:: Dataset records ::

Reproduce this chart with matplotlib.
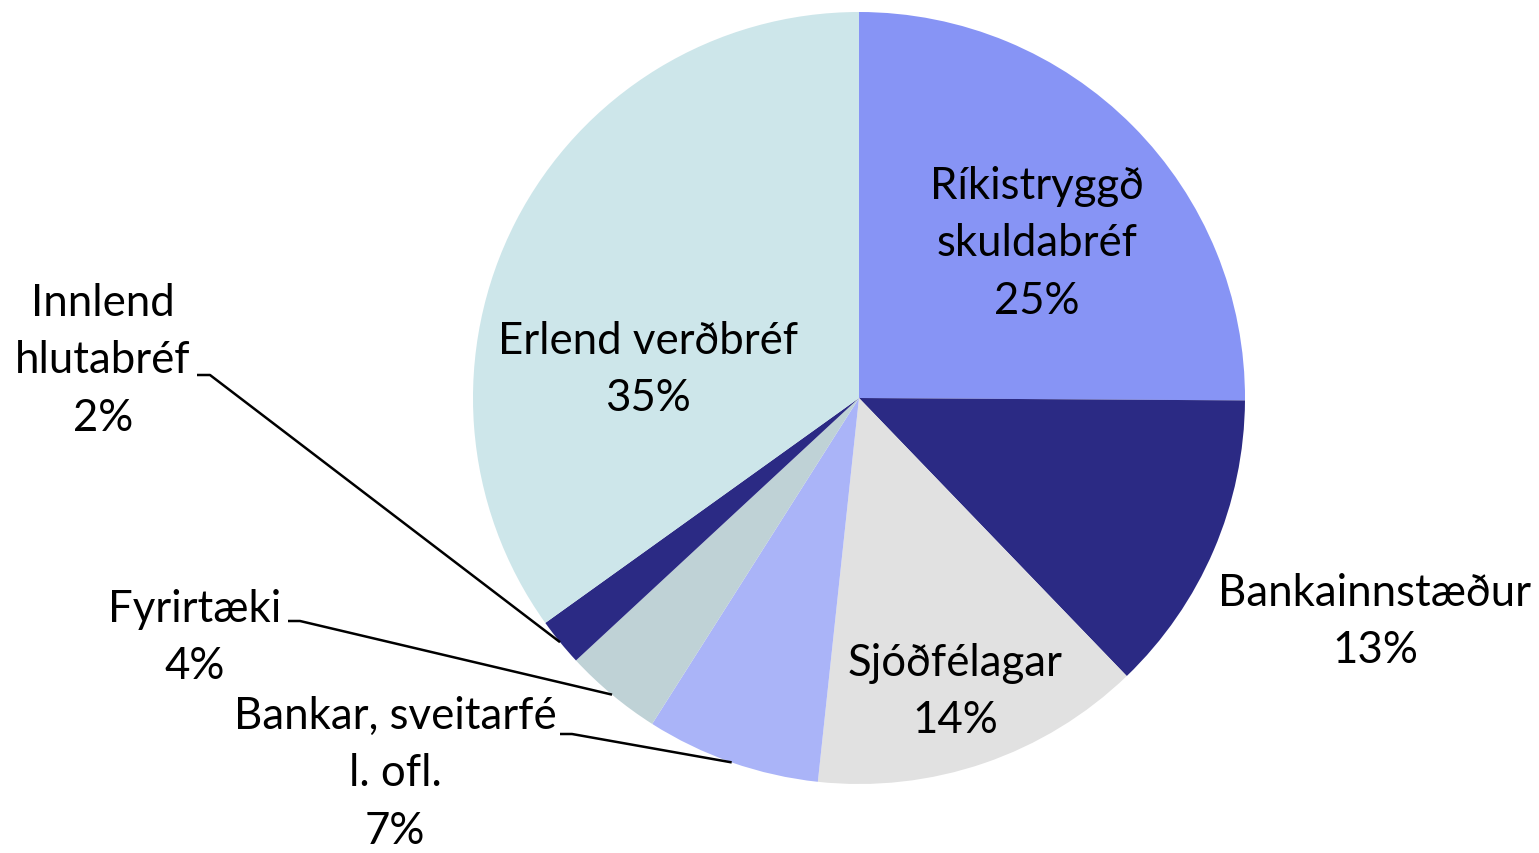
import numpy as np
import matplotlib
matplotlib.use("Agg")
import matplotlib.pyplot as plt

plt.rcParams['font.family'] = ['Lato', 'DejaVu Sans']

names = ["Ríkistryggð\nskuldabréf", "Bankainnstæður", "Sjóðfélagar",
         "Bankar, sveitarfé\nl. ofl.", "Fyrirtæki", "Innlend\nhlutabréf",
         "Erlend verðbréf"]
values = [25.1, 12.7, 13.9, 7.3, 4.1, 2.0, 34.9]
colors = ["#8794F5", "#2B2A84", "#E1E1E1", "#AAB4F8", "#BFD2D6", "#2B2A84", "#CDE6EA"]

# label centres in pixels (layout only)
label_px = [(1037, 244), (1375, 622), (955, 692), (395, 774), (195, 638),
            (103, 361), (648, 370)]
# leader elbow (start, end of short horizontal) in pixels, None = no leader
elbow_px = [None, None, None, ((560, 735), (572, 735)), ((288, 622), (300, 622)),
            ((197, 376), (210, 376)), None]

W, H = 1539, 854
cx, cy, R = 859, 399, 386

def to_data(p):
    return ((p[0] - cx) / R, (cy - p[1]) / R)

fig = plt.figure(figsize=(W / 100, H / 100), dpi=100)
ax = fig.add_axes([0, 0, 1, 1])
wedges, _ = ax.pie(values, colors=colors, startangle=90, counterclock=False,
                   radius=1.0, wedgeprops=dict(linewidth=0))
ax.set_xlim(-cx / R, (W - cx) / R)
ax.set_ylim(-(H - cy) / R, cy / R)
ax.set_aspect('auto')
ax.axis('off')

for w, name, v, lp, el in zip(wedges, names, values, label_px, elbow_px):
    x, y = to_data(lp)
    ax.text(x, y, f"{name}\n{round(v)}%", ha='center', va='center', fontsize=31.5,
            linespacing=1.5, color='black')
    if el is not None:
        ang = np.deg2rad((w.theta1 + w.theta2) / 2)
        rim = (np.cos(ang), np.sin(ang))
        a, b = to_data(el[0]), to_data(el[1])
        ax.plot([a[0], b[0], rim[0]], [a[1], b[1], rim[1]], color='black', lw=1.8,
                solid_capstyle='butt')

fig.savefig("out.png", dpi=100)
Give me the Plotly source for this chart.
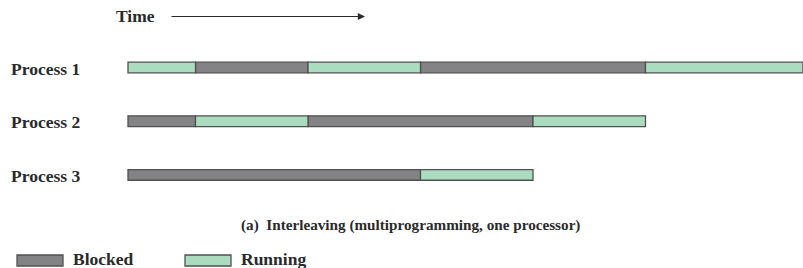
import plotly.graph_objects as go

# ---- data ----
processes = ["Process 1", "Process 2", "Process 3"]
p1_states = ["Running", "Blocked", "Running", "Blocked", "Running"]
p1_starts = [0, 3, 8, 13, 23]
p1_ends = [3, 8, 13, 23, 30]
p2_states = ["Blocked", "Running", "Blocked", "Running"]
p2_starts = [0, 3, 8, 18]
p2_ends = [3, 8, 18, 23]
p3_states = ["Blocked", "Running"]
p3_starts = [0, 13]
p3_ends = [13, 18]
states = ["Blocked", "Running"]
caption = "(a)  Interleaving (multiprogramming, one processor)"
axis_label = "Time"

colors = {"Blocked": "#838385", "Running": "#abdcbf"}
edge = "#505050"
font_fam = "Liberation Serif"
txt_col = "#2a2a2a"

rows = [(p1_states, p1_starts, p1_ends), (p2_states, p2_starts, p2_ends), (p3_states, p3_starts, p3_ends)]

W, H = 803, 268
fig = go.Figure()
for st in states:
    ys, xs, bases = [], [], []
    for i, (sts, s0, s1) in enumerate(rows):
        for s, a, b in zip(sts, s0, s1):
            if s == st:
                ys.append(i + 1)
                xs.append(b - a)
                bases.append(a)
    fig.add_trace(go.Bar(
        orientation="h", y=ys, x=xs, base=bases, width=0.2,
        marker=dict(color=colors[st], line=dict(color=edge, width=1.3)),
        name=st, showlegend=False, hoverinfo="skip"))

# x mapping: t=0 at px 128, 22.5 px per unit
x0 = -128 / 22.5
x1 = (W - 128) / 22.5
# y mapping: y=1 at px 67.5, 53.7 px per unit
ytop = 1 - 67.5 / 53.7
ybot = 1 + (H - 67.5) / 53.7

ann = []
for i, name in enumerate(processes):
    ann.append(dict(text="<b>" + name + "</b>", xref="paper", x=9 / W, xanchor="left", yref="y", y=i + 1,
                    yanchor="middle", yshift=-1, showarrow=False,
                    font=dict(family=font_fam, size=17.5, color=txt_col)))
ann.append(dict(text="<b>" + axis_label + "</b>", xref="paper", x=114 / W, xanchor="left",
                yref="paper", y=1 - 16.5 / H, yanchor="middle", showarrow=False,
                font=dict(family=font_fam, size=17.5, color=txt_col)))
ann.append(dict(text="", xref="paper", x=365 / W, yref="paper", y=1 - 16.5 / H,
                ax=-195, ay=0, showarrow=True, arrowhead=2, arrowsize=1.2, arrowwidth=1.2,
                arrowcolor=txt_col))
ann.append(dict(text="<b>" + caption + "</b>", xref="paper", x=410 / W, xanchor="center",
                yref="paper", y=1 - 225 / H, yanchor="middle", showarrow=False,
                font=dict(family=font_fam, size=15.2, color=txt_col)))

shapes = []
leg_box = {"Blocked": (17, 63), "Running": (185, 231)}
for st in states:
    bx0, bx1 = leg_box[st]
    shapes.append(dict(type="rect", xref="paper", yref="paper",
                       x0=bx0 / W, x1=bx1 / W, y0=1 - 266 / H, y1=1 - 255 / H,
                       fillcolor=colors[st], line=dict(color=edge, width=1.3)))
    ann.append(dict(text="<b>" + st + "</b>", xref="paper", x=(bx1 + 8) / W, xanchor="left",
                    yref="paper", y=1 - 259 / H, yanchor="middle", showarrow=False,
                    font=dict(family=font_fam, size=17.5, color=txt_col)))

fig.update_layout(
    width=W, height=H, margin=dict(l=0, r=0, t=0, b=0),
    paper_bgcolor="white", plot_bgcolor="white",
    xaxis=dict(range=[x0, x1], visible=False, fixedrange=True),
    yaxis=dict(range=[ybot, ytop], visible=False, fixedrange=True),
    barmode="overlay", annotations=ann, shapes=shapes, showlegend=False)

fig.write_html("out.html", config={"displayModeBar": False},
               post_script="document.body.style.margin='0';document.body.style.overflow='hidden';")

:::

Objective> Start at the line with "Give me the Plotly source for this chart.", stop at the line with "import plotly.graph_objects as go", both lines included, and repeat that span exactly without its pictures.

Answer to the exercise>
Give me the Plotly source for this chart.
import plotly.graph_objects as go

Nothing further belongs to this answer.